Da qualunque punto di vista lo guardi – religioso, turistico, monumentale, archeologico, storico, razionale o sentimentale – il Monte del Tempio (Har Habbayt, come lo chiamano gli ebrei) o Recinto Nobile (Haram ash-Sharif, com’è chiamato dai musulmani) rimane uno dei luoghi più misteriosi e affascinanti di Gerusalemme. Chi vive a Gerusalemme è solito chiamarlo semplicemente «la spianata», termine che riflette la topografia: il recinto che racchiude le due moschee (al-Aqsa e Qubbat es-Sakhra) comprende un’area pianeggiante di ben 480 per 300 metri.
Per le implicazioni politiche e religiose connesse con la situazione presente in Gerusalemme, ogni cosa riguardante quest’area finisce col generare polemiche tra le parti. L’archeologia non fa eccezione.
Sarebbe bello venire a conoscenza, se necessario anche con l’uso del piccone, di ciò che rimane del monumento più celebre dell’antica Gerusalemme, il Tempio. Ma una certa mentalità religiosa (non esclusivamente musulmana) vi vede una profanazione del luogo santo. D’altra parte esiste il fondato timore che le scoperte archeologiche possano essere usate dagli uni come un’arma politica per sottrarre proprietà o uso di edifici e terreno agli altri. L’archeologia come arma politica.
Da qui vengono le accuse fatte agli ebrei di scavare gallerie che penetrano nei sotterranei delle moschee. L’ultima volta questa accusa, accompagnata da fotografie prese in segreto, si è udita in una conferenza stampa tenuta nel mese di gennaio. Da qui vengono le contro-accuse rivolte ai musulmani di distruggere o nascondere i resti antichi, per esempio, in occasione del restauro delle cosiddette «Stalle di Salomone» (moschea Marwani per i musulmani) e apertura delle nuove porte di accesso a questo luogo.
L’archeologo israeliano Gabi Barkai, setacciando la terra della discarica, ha dimostrato quante antichità avrebbero potuto e dovuto essere recuperate. Un falsario ha anche cercato di approfittare della situazione facendo passare per scoperte cose che sono poi state riconosciute come artifizi. Il campo di battaglia principale di tutte queste polemiche è stato Internet. L’ungherese Tibor Grull ha annunciato il ritrovamento di un’iscrizione latina proveniente da questi scavi. Una fotografia è stata pubblicata in anteprima sul quotidiano israeliano Haaretz. Seguirà la pubblicazione scientifica. Proveniente da un ignoto edificio monumentale di Aelia Capitolina, l’iscrizione frammentaria (misura 97 per 75 centimetri) menziona il generale romano Flavio Silva, conquistatore di Masada (73 d.C.) e governatore della Giudea fino all’anno 80 d. C.

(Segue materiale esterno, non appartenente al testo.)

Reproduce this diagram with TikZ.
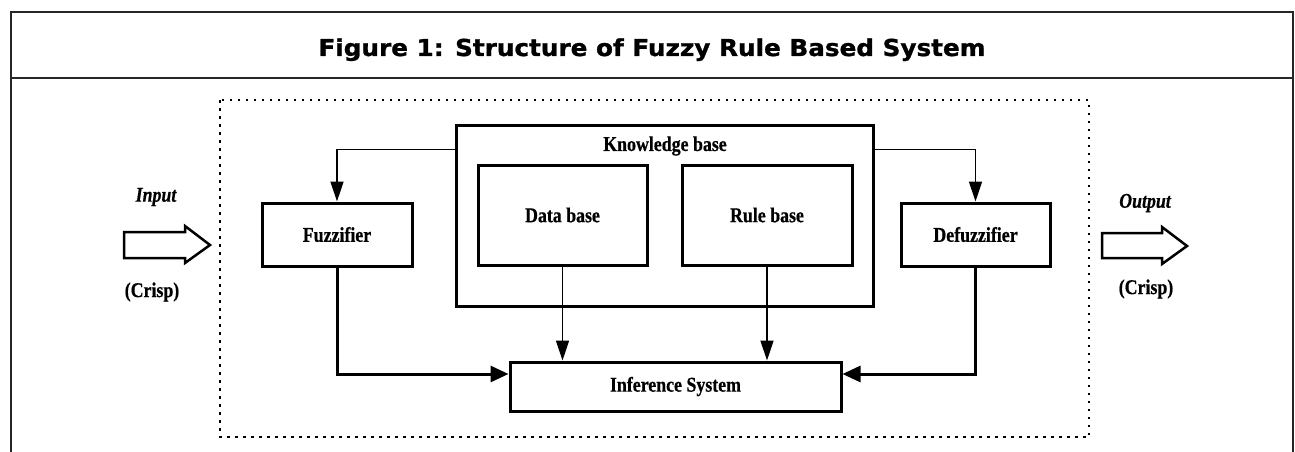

Al Muro del Pianto (o Muro Occidentale – hakotel hamaaravi) sono in corso lavori di sistemazione che comprendono limitati scavi archeologici curati dal Dipartimento delle Antichità di Israele (Israel Antiquities Authority) per conto della Fondazione (Western Wall Heritage Foundation) che gestisce l’area di fronte al Muro. Quest’area era parte del quartiere magrebino (musulmano) della città, fino alla guerra del 1967, perciò si sono avute proteste da parte palestinese. Dal punto di vista archeologico, per l’epoca romano-bizantina sono stati ritrovati resti di una strada lastricata, la seconda per importanza della città. Dell’epoca erodiana è stato individuato un bagno rituale (miqveh), parte di abitazione privata, e un tratto di acquedotto che portava l’acqua in città da una sorgente nei pressi di Betlemme (acquedotto inferiore). Altre antichità verranno ancora alla luce nella costruzione del nuovo ponte destinato ad attraversare la piazza.